6. Quelque parti que votre majesté prenne, daignera-t-elle se confier à moi, comme à son serviteur, comme à celui qui désire de passer ses jours à votre cour? Voudra-t-elle que j'aie l'honneur de l'accompagner à Bareith? et si elle a cette bonté, veut elle bien me le déclarer, afin que j'aie le temps de me préparer pour ce voyage? Pour peu qu'elle daigne m'écrire quelque chose de favorable dans la lettre projetée, cela suffira pour me procurer le bonheur où j'aspire, depuis six ans, de vivre auprès d'elle.
Si vous voulez venir à Bareith je serai bien aise de vous y voir, pourvu que le voyage ne dérange pas votre santé; il dépendra donc de vous, de prendre quelles mesures vous trouverez à propos.
7. Si pendant le court séjour que je dois faire cet automne auprès de votre majesté, elle pouvait me rendre porteur de quelque nouvelle agréable à ma cour, je la supplierais de m'honorer d'une telle commission.

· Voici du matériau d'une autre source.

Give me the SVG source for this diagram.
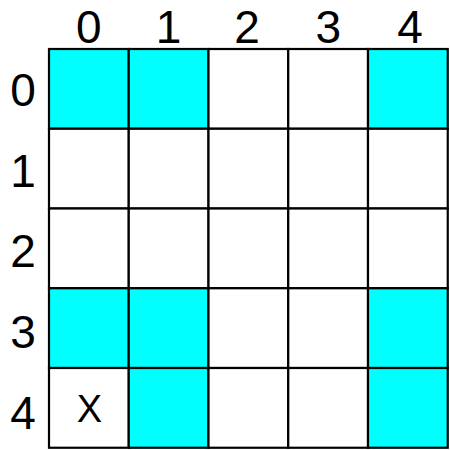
<svg xmlns="http://www.w3.org/2000/svg" width="450" height="450" viewBox="0 0 450 450">
<style>
.c{stroke:#000;stroke-width:2.2;fill:#fff}
.f{fill:#00ffff}
.t{font-family:"Liberation Sans",Arial,sans-serif;font-size:46px;fill:#000;text-anchor:middle}
.x{font-family:"Liberation Sans",Arial,sans-serif;font-size:38px;fill:#000;text-anchor:middle}
</style>
<rect width="450" height="450" fill="#fff"/>
<g id="col-labels">
<text class="t" x="88.9" y="43">0</text>
<text class="t" x="168.6" y="43">1</text>
<text class="t" x="247" y="43">2</text>
<text class="t" x="328.4" y="43">3</text>
<text class="t" x="410" y="43">4</text>
</g>
<g id="row-labels">
<text class="t" x="23" y="106">0</text>
<text class="t" x="23" y="187">1</text>
<text class="t" x="23" y="267">2</text>
<text class="t" x="23" y="348">3</text>
<text class="t" x="23" y="429">4</text>
</g>
<g id="cells">
<g id="r0c0"><rect class="c f" x="49" y="49" width="79.75" height="79.75"/></g>
<g id="r0c1"><rect class="c f" x="128.75" y="49" width="79.75" height="79.75"/></g>
<g id="r0c2"><rect class="c" x="208.5" y="49" width="79.75" height="79.75"/></g>
<g id="r0c3"><rect class="c" x="288.25" y="49" width="79.75" height="79.75"/></g>
<g id="r0c4"><rect class="c f" x="368" y="49" width="79.75" height="79.75"/></g>
<g id="r1c0"><rect class="c" x="49" y="128.75" width="79.75" height="79.75"/></g>
<g id="r1c1"><rect class="c" x="128.75" y="128.75" width="79.75" height="79.75"/></g>
<g id="r1c2"><rect class="c" x="208.5" y="128.75" width="79.75" height="79.75"/></g>
<g id="r1c3"><rect class="c" x="288.25" y="128.75" width="79.75" height="79.75"/></g>
<g id="r1c4"><rect class="c" x="368" y="128.75" width="79.75" height="79.75"/></g>
<g id="r2c0"><rect class="c" x="49" y="208.5" width="79.75" height="79.75"/></g>
<g id="r2c1"><rect class="c" x="128.75" y="208.5" width="79.75" height="79.75"/></g>
<g id="r2c2"><rect class="c" x="208.5" y="208.5" width="79.75" height="79.75"/></g>
<g id="r2c3"><rect class="c" x="288.25" y="208.5" width="79.75" height="79.75"/></g>
<g id="r2c4"><rect class="c" x="368" y="208.5" width="79.75" height="79.75"/></g>
<g id="r3c0"><rect class="c f" x="49" y="288.25" width="79.75" height="79.75"/></g>
<g id="r3c1"><rect class="c f" x="128.75" y="288.25" width="79.75" height="79.75"/></g>
<g id="r3c2"><rect class="c" x="208.5" y="288.25" width="79.75" height="79.75"/></g>
<g id="r3c3"><rect class="c" x="288.25" y="288.25" width="79.75" height="79.75"/></g>
<g id="r3c4"><rect class="c f" x="368" y="288.25" width="79.75" height="79.75"/></g>
<g id="r4c0"><rect class="c" x="49" y="368" width="79.75" height="79.75"/><text class="x" x="89.5" y="422">X</text></g>
<g id="r4c1"><rect class="c f" x="128.75" y="368" width="79.75" height="79.75"/></g>
<g id="r4c2"><rect class="c" x="208.5" y="368" width="79.75" height="79.75"/></g>
<g id="r4c3"><rect class="c" x="288.25" y="368" width="79.75" height="79.75"/></g>
<g id="r4c4"><rect class="c f" x="368" y="368" width="79.75" height="79.75"/></g>
</g>
<g id="connectors"></g>
</svg>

Je ne suis dans aucune liaison avec la France; je n'ai rien à craindre ni à espérer d'elle. Si vous voulez je ferai un panégyrique de Louis quinze, où il n'y aura pas un mot de vrai; mais quant aux affaires politiques, il n'en est aucune à présent qui nous lie ensemble; et d'autant plus, ce n'est point à moi, à parler le premier. Si l'on me demande quelque chose, il est temps d'y répondre; mis vous, qui êtes si raisonnable, sentez bien le ridicule dont je me chargerais si je donnais des projets politiques à la France sans à propos, et de plus écrits de ma propre main. Je vous aime, je vous estime, je ferai tout pour vous avoir, hormis des folies, et des choses qui me donneraient à jamais un ridicule dans l'Europe, et seraient, dans le fond, contraires à mes intérêts et à ma gloire.
La seule commission, que je puisse vous donner pour la France, c'est de leur conseiller de se conduire plus sagement qu'ils n'ont fait jusqu'à présent.
Cette monarchie est un corps très fort, sans âme et sans nerfs.
8. Faites tout ce qu'il vous plaira; j'aimerai toujours votre majesté de tout mon cœur.